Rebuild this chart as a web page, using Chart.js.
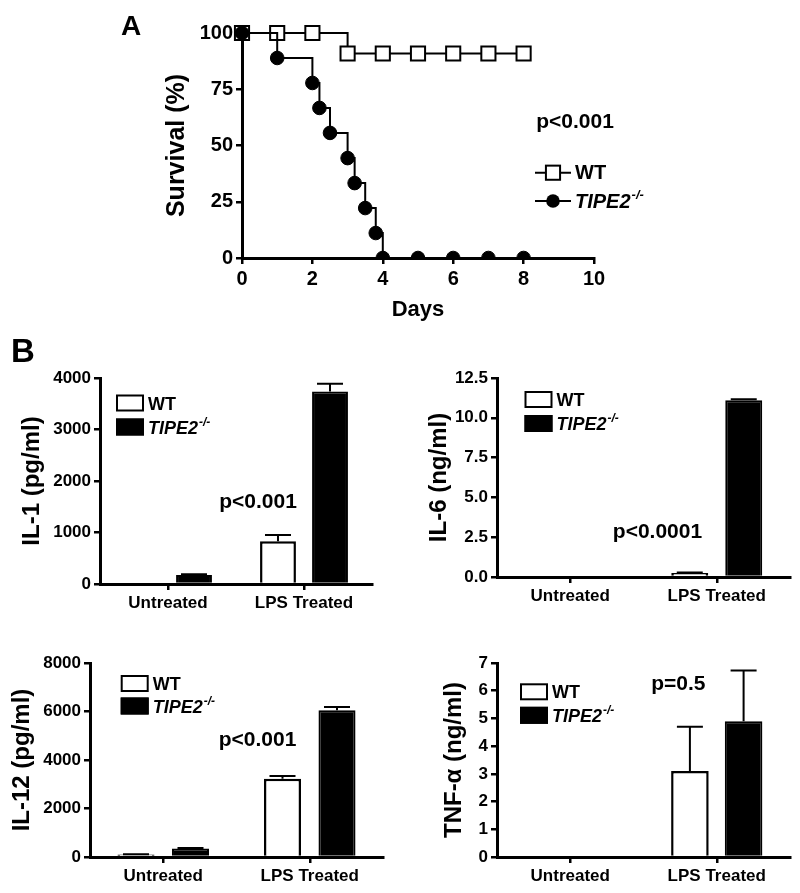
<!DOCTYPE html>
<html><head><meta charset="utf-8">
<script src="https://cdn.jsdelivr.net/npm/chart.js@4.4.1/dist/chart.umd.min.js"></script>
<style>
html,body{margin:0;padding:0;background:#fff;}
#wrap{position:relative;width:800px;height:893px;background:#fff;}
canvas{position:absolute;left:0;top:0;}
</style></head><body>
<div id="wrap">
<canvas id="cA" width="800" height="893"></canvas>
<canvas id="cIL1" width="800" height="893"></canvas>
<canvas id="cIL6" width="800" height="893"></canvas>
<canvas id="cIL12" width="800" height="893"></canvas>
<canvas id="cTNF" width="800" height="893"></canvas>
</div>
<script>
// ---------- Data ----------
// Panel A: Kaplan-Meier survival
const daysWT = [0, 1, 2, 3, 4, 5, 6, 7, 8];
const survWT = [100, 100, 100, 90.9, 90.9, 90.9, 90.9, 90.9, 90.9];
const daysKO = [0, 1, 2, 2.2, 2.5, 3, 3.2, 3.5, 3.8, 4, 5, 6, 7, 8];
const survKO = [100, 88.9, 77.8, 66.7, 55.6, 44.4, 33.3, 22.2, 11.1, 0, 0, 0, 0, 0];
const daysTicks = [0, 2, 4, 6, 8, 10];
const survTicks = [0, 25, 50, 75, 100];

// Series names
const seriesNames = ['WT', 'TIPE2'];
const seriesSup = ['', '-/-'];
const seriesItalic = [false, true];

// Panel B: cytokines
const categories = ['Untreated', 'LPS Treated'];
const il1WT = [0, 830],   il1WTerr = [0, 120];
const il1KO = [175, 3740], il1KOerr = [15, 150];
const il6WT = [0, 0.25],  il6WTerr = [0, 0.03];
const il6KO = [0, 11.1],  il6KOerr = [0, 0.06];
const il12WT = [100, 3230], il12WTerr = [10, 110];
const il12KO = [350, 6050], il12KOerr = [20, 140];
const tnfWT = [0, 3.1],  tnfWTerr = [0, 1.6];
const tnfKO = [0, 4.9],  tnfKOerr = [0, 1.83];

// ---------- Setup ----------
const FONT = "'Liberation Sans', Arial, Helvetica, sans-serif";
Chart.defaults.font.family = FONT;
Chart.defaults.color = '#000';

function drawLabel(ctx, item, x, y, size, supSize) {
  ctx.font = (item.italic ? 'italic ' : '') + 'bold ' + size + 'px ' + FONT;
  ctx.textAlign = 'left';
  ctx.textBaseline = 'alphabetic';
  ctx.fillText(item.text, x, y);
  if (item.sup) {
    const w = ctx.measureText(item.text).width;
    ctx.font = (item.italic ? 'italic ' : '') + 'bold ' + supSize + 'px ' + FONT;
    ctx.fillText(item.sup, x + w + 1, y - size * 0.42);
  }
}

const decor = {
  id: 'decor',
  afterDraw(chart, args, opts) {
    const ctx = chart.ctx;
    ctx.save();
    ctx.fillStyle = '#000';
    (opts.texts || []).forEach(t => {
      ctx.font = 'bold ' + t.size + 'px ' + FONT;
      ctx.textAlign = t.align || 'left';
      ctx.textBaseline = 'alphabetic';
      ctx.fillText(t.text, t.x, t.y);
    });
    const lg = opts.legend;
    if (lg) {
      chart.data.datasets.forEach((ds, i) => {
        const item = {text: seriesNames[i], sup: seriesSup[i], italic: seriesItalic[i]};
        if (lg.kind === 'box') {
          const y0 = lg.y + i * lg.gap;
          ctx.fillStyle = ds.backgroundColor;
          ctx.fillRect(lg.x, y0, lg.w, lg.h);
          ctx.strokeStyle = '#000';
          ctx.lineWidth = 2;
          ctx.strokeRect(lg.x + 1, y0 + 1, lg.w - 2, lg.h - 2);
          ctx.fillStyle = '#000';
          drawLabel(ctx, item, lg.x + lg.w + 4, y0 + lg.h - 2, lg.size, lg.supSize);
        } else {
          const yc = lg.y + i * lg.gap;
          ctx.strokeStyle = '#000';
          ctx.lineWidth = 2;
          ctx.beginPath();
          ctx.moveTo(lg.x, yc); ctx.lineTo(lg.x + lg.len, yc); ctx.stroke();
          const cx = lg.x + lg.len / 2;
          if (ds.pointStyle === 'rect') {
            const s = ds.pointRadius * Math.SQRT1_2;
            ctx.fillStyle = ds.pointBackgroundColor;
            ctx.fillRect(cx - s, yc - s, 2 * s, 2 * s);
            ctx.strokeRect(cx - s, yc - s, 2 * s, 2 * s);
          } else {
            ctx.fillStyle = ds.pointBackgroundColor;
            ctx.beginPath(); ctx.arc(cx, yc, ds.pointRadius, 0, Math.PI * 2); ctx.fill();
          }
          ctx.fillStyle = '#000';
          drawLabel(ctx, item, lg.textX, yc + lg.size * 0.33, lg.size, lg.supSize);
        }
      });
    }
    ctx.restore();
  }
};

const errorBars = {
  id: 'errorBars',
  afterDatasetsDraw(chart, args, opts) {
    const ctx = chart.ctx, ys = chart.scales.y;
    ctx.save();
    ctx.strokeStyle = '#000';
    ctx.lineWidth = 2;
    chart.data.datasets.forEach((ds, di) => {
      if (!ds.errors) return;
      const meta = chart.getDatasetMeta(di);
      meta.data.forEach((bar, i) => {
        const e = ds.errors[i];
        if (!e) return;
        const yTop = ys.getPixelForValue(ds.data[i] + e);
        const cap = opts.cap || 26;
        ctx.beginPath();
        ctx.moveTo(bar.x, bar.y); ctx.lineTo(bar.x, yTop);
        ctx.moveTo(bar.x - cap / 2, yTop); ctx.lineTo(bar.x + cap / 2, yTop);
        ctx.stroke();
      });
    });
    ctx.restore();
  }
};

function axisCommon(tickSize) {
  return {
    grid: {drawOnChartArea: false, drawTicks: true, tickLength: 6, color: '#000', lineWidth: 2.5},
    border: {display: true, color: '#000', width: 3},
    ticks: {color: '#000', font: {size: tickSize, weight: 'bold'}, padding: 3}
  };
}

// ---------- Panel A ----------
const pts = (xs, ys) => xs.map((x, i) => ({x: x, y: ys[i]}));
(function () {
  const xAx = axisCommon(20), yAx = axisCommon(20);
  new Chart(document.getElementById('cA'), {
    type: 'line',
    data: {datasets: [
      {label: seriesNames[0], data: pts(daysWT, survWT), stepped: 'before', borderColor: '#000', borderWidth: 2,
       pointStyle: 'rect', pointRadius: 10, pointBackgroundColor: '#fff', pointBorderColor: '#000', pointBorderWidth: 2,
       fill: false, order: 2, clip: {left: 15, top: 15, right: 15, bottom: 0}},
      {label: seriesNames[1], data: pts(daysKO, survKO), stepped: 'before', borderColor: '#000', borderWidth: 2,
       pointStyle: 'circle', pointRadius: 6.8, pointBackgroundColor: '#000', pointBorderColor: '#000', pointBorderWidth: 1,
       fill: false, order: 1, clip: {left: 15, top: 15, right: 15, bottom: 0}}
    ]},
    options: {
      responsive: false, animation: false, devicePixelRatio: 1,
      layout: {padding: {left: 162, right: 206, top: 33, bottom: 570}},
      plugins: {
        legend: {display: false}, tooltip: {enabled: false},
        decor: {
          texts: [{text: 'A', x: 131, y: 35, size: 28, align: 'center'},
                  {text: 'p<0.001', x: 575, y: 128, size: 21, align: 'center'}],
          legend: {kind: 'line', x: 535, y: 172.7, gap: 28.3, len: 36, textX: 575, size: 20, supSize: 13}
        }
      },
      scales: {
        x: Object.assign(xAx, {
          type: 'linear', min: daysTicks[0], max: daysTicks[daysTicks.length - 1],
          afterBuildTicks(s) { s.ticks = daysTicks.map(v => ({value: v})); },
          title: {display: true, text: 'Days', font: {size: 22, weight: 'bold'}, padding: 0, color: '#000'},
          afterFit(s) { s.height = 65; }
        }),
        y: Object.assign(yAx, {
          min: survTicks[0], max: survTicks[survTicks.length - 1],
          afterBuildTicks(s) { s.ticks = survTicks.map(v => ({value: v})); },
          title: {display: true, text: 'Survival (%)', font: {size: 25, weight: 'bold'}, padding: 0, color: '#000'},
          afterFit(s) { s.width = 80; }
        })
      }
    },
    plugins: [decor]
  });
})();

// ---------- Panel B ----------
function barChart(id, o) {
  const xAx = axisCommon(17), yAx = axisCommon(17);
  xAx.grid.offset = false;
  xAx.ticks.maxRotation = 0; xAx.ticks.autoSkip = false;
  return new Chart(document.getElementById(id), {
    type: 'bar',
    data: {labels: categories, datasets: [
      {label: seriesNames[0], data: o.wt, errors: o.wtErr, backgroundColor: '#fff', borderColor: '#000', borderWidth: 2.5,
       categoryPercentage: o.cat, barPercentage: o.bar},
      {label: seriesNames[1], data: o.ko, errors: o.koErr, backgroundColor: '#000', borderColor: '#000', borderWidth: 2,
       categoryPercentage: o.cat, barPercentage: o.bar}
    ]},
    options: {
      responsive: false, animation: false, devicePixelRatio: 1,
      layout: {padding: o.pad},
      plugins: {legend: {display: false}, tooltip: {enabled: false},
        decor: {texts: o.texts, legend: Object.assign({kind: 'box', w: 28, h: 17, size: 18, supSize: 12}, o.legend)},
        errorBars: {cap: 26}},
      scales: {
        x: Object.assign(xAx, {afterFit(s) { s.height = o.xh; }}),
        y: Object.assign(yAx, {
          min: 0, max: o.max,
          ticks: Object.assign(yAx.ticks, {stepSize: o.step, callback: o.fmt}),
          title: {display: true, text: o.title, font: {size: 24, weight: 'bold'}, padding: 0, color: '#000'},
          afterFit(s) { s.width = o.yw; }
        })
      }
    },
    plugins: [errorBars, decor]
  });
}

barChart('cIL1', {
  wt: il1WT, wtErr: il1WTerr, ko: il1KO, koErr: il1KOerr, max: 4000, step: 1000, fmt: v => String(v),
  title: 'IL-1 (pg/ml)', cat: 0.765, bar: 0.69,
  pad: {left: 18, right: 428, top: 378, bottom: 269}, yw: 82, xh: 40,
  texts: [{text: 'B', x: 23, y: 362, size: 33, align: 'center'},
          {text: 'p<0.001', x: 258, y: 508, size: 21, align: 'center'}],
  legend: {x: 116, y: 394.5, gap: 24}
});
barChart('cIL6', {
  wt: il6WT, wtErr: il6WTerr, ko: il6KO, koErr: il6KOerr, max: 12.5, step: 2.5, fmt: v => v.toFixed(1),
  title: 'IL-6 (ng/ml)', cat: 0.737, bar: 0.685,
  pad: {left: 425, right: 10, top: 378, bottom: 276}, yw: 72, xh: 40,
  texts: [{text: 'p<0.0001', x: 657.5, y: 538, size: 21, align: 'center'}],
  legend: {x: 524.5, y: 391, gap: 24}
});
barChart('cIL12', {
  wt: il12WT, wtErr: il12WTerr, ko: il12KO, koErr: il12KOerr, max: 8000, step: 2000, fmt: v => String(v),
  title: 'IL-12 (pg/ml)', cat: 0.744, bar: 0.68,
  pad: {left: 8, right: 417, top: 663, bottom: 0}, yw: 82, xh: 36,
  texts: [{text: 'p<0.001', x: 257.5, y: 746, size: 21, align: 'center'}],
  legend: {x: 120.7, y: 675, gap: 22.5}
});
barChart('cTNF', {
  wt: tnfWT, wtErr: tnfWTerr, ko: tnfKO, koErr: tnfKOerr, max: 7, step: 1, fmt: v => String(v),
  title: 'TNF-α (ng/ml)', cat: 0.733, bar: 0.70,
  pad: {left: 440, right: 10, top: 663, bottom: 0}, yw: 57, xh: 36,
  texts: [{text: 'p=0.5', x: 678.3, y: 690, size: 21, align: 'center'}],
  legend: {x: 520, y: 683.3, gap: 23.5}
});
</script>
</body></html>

····················

Work to be completed: Give back exactly the lines from the first line of the data through the line with "const survTicks = [0, 25, 50, 75, 100];", pictures excluded.

Response:
Rebuild this chart as a web page, using Chart.js.
<!DOCTYPE html>
<html><head><meta charset="utf-8">
<script src="https://cdn.jsdelivr.net/npm/chart.js@4.4.1/dist/chart.umd.min.js"></script>
<style>
html,body{margin:0;padding:0;background:#fff;}
#wrap{position:relative;width:800px;height:893px;background:#fff;}
canvas{position:absolute;left:0;top:0;}
</style></head><body>
<div id="wrap">
<canvas id="cA" width="800" height="893"></canvas>
<canvas id="cIL1" width="800" height="893"></canvas>
<canvas id="cIL6" width="800" height="893"></canvas>
<canvas id="cIL12" width="800" height="893"></canvas>
<canvas id="cTNF" width="800" height="893"></canvas>
</div>
<script>
// ---------- Data ----------
// Panel A: Kaplan-Meier survival
const daysWT = [0, 1, 2, 3, 4, 5, 6, 7, 8];
const survWT = [100, 100, 100, 90.9, 90.9, 90.9, 90.9, 90.9, 90.9];
const daysKO = [0, 1, 2, 2.2, 2.5, 3, 3.2, 3.5, 3.8, 4, 5, 6, 7, 8];
const survKO = [100, 88.9, 77.8, 66.7, 55.6, 44.4, 33.3, 22.2, 11.1, 0, 0, 0, 0, 0];
const daysTicks = [0, 2, 4, 6, 8, 10];
const survTicks = [0, 25, 50, 75, 100];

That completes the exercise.